Mlejnecky v. Olympus Imaging Am., Inc. , 2:10-CV-02630, 2011 WL 489743 (E.D. Cal. Feb. 7, 2011). "[A] pending Motion to Dismiss is not ordinarily a situation that in and of itself would warrant a stay of discovery." Turner Broad. Sys., Inc. v. Tracinda Corp. , 175 F.R.D. 554, 556 (D. Nev. 1997).

Here, Defendants' request comes, not in the form of a motion, but in their portion of a Joint Case Management Statement. ECF No. 76. Defendants support their request with the following argument: "Defendants believe that discovery should be deferred until after Defendants have filed their answers to the complaint or any amended complaint. Deferring discovery until there is an operative complaint will promote efficiency and judicial economy, by avoiding costly discovery on issues that may be rendered moot by the Court's decision on Defendants' motions to dismiss." Id. at 5.

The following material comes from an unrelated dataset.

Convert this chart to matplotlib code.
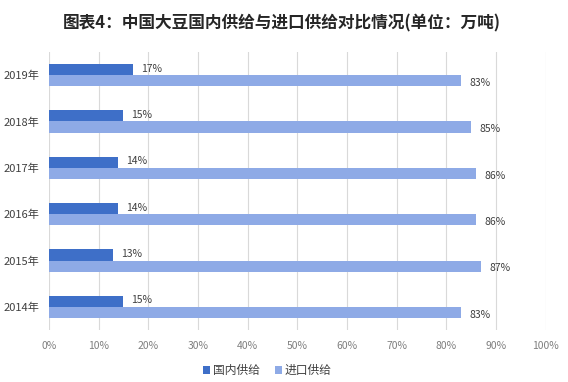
import numpy as np
import matplotlib.pyplot as plt

plt.rcParams['font.family'] = ['Noto Sans CJK SC', 'DejaVu Sans']

years = ['2014年', '2015年', '2016年', '2017年', '2018年', '2019年']
domestic = [15, 13, 14, 14, 15, 17]
imported = [83, 87, 86, 86, 85, 83]
series_names = ['国内供给', '进口供给']
colors = ['#3e6fc8', '#8eaae6']

fig = plt.figure(figsize=(5.68, 3.82), dpi=100)
ax = fig.add_axes([0.086, 0.136, 0.875, 0.728])

y = np.arange(len(years))
h = 0.24
b1 = ax.barh(y + h / 2, domestic, height=h, color=colors[0], label=series_names[0], zorder=3)
b2 = ax.barh(y - h / 2, imported, height=h, color=colors[1], label=series_names[1], zorder=3)

for bar, v in zip(b1, domestic):
    ax.text(bar.get_width() + 1.6, bar.get_y() + bar.get_height() / 2 + 0.02, f'{v}%',
            va='center', ha='left', fontsize=7.5, color='#404040')
for bar, v in zip(b2, imported):
    ax.text(bar.get_width() + 1.6, bar.get_y() + bar.get_height() / 2 - 0.05, f'{v}%',
            va='center', ha='left', fontsize=7.5, color='#404040')

ax.set_xlim(0, 100)
ax.set_ylim(-0.5, 5.5)
ax.set_xticks(np.arange(0, 101, 10))
ax.set_xticklabels([f'{t}%' for t in range(0, 101, 10)])
ax.set_yticks(y)
ax.set_yticklabels(years)
ax.tick_params(axis='x', length=0, labelsize=7.5, colors='#7f7f7f', pad=8)
ax.tick_params(axis='y', length=0, labelsize=8, colors='#404040', pad=7)
ax.grid(axis='x', color='#d9d9d9', linewidth=0.8, zorder=0)
for s in ax.spines.values():
    s.set_visible(False)

fig.suptitle('图表4：中国大豆国内供给与进口供给对比情况(单位：万吨)', x=0.496, y=0.962,
             fontsize=12, fontweight='bold', color='#262626')

ax.legend(loc='upper center', bbox_to_anchor=(0.44, -0.085), ncol=2, frameon=False,
          fontsize=8.5, handlelength=0.6, handleheight=0.6, handletextpad=0.2,
          columnspacing=1.3, labelcolor='#404040')

fig.savefig('out.png', dpi=100, facecolor='white')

This argument does not constitute the showing of "particular and specific need" required by the foregoing authorities. It is an argument that any defendant facing a motion to dismiss could make. As previously noted, the pendency of a motion to dismiss is not ordinarily a reason to stay discovery.

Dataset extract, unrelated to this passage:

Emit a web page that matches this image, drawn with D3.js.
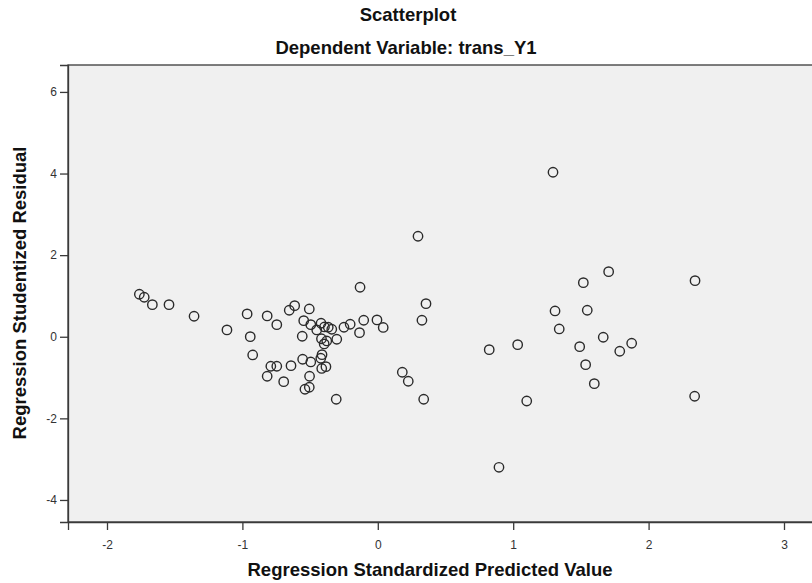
<!DOCTYPE html>
<html><head><meta charset="utf-8">
<script src="https://cdn.jsdelivr.net/npm/d3@7"></script>
<style>body{margin:0;background:#fff;}svg{display:block;font-family:"Liberation Sans",Arial,sans-serif;}</style>
</head><body>
<svg id="c" width="812" height="583"></svg>
<script>
const chartTitle = "Scatterplot";
const chartSubtitle = "Dependent Variable: trans_Y1";
const xLabel = "Regression Standardized Predicted Value";
const yLabel = "Regression Studentized Residual";
const xTicks = [-2, -1, 0, 1, 2, 3];
const yTicks = [-4, -2, 0, 2, 4, 6];
const predicted = [-1.761,-1.725,-1.665,-1.542,-1.357,-1.114,-0.965,-0.942,-0.924,-0.817,-0.746,-0.817,-0.790,-0.746,-0.695,-0.654,-0.614,-0.641,-0.506,-0.547,-0.558,-0.555,-0.495,-0.495,-0.504,-0.538,-0.506,-0.451,-0.419,-0.416,-0.394,-0.366,-0.340,-0.377,-0.396,-0.412,-0.421,-0.414,-0.383,-0.303,-0.307,-0.250,-0.204,-0.131,-0.135,-0.104,-0.006,0.040,0.297,0.356,0.326,0.181,0.225,0.339,0.823,0.895,1.033,1.100,1.294,1.309,1.340,1.491,1.518,1.547,1.535,1.599,1.665,1.705,1.787,1.875,2.343,2.340];
const residual = [1.042,0.968,0.787,0.787,0.502,0.167,0.559,0.002,-0.446,0.510,0.297,-0.968,-0.723,-0.723,-1.100,0.650,0.762,-0.708,0.681,0.395,0.012,-0.551,0.297,-0.618,-0.968,-1.287,-1.238,0.167,0.331,-0.049,0.240,0.233,0.184,-0.103,-0.176,-0.439,-0.527,-0.777,-0.733,-0.061,-1.532,0.233,0.306,1.213,0.100,0.404,0.412,0.228,2.463,0.811,0.404,-0.870,-1.091,-1.532,-0.316,-3.199,-0.194,-1.574,4.032,0.632,0.191,-0.243,1.326,0.650,-0.684,-1.150,-0.012,1.596,-0.355,-0.159,1.375,-1.458];

const svg = d3.select("#c");
const L = 68, T = 65, B = 522;
const x = d3.scaleLinear().domain([-2.288, 3.35]).range([L, L + 5.638*135.4]);
const y = d3.scaleLinear().domain([-4.54, 6.66]).range([B, T]);

svg.append("rect").attr("x", L).attr("y", T).attr("width", 900).attr("height", B - T)
  .attr("fill", "#f0f0f0").attr("stroke", "#3a3a3a").attr("stroke-width", 1.3);

const pts = predicted.map((d, i) => ({x: d, y: residual[i]}));
svg.append("g").selectAll("circle").data(pts).join("circle")
  .attr("cx", d => x(d.x)).attr("cy", d => y(d.y)).attr("r", 4.7)
  .attr("fill", "none").attr("stroke", "#2a2a2a").attr("stroke-width", 1.4);

const xa = svg.append("g").attr("transform", `translate(0,${B})`)
  .call(d3.axisBottom(x).tickValues(xTicks).tickFormat(d => String(d)).tickSizeOuter(0).tickSize(8).tickPadding(10));
const ya = svg.append("g").attr("transform", `translate(${L},0)`)
  .call(d3.axisLeft(y).tickValues(yTicks).tickFormat(d => String(d)).tickSizeOuter(0).tickSize(8).tickPadding(3));
[xa, ya].forEach(a => {
  a.select(".domain").attr("stroke", "#3a3a3a").attr("stroke-width", 1.3);
  a.selectAll(".tick line").attr("stroke", "#3a3a3a").attr("stroke-width", 1.3);
  a.selectAll(".tick text").attr("fill", "#333").style("font-size", "12px").style("font-family", "'Liberation Sans',Arial,sans-serif");
});

svg.append("text").attr("x", 408).attr("y", 21).attr("text-anchor", "middle")
  .style("font-weight", "bold").style("font-size", "18.5px").attr("fill", "#111").text(chartTitle);
svg.append("text").attr("x", 406).attr("y", 54).attr("text-anchor", "middle")
  .style("font-weight", "bold").style("font-size", "18.5px").attr("fill", "#111").text(chartSubtitle);
svg.append("text").attr("x", 430).attr("y", 576).attr("text-anchor", "middle")
  .style("font-weight", "bold").style("font-size", "18.5px").attr("fill", "#111").text(xLabel);
svg.append("text").attr("transform", "translate(26,293) rotate(-90)").attr("text-anchor", "middle")
  .style("font-weight", "bold").style("font-size", "18.5px").attr("fill", "#111").text(yLabel);
</script>
</body></html>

Defendants' request for a discovery stay is DENIED.

III. Request for Stay of Rule 26 Initial Disclosures

Defendants also request that the parties not be obligated to make initial disclosures pursuant to Federal Rule of Civil Procedure 26 until after the court issues its ruling on the Defendants' motions to dismiss.

A request for a stay of Rule 26 disclosures is analyzed under the same standard as a request to stay discovery generally. See, e.g., Del Vecchio v., C11-0366RSL, 2011 WL 1585623 (W.D. Wash. Apr. 27, 2011). As previously discussed, the Defendants have not made the showing of particular need required for such a stay. Accordingly, the result must be the same as with their motion for a stay of all discovery.

Defendants' request for a stay of Rule 26 initial disclosures is DENIED.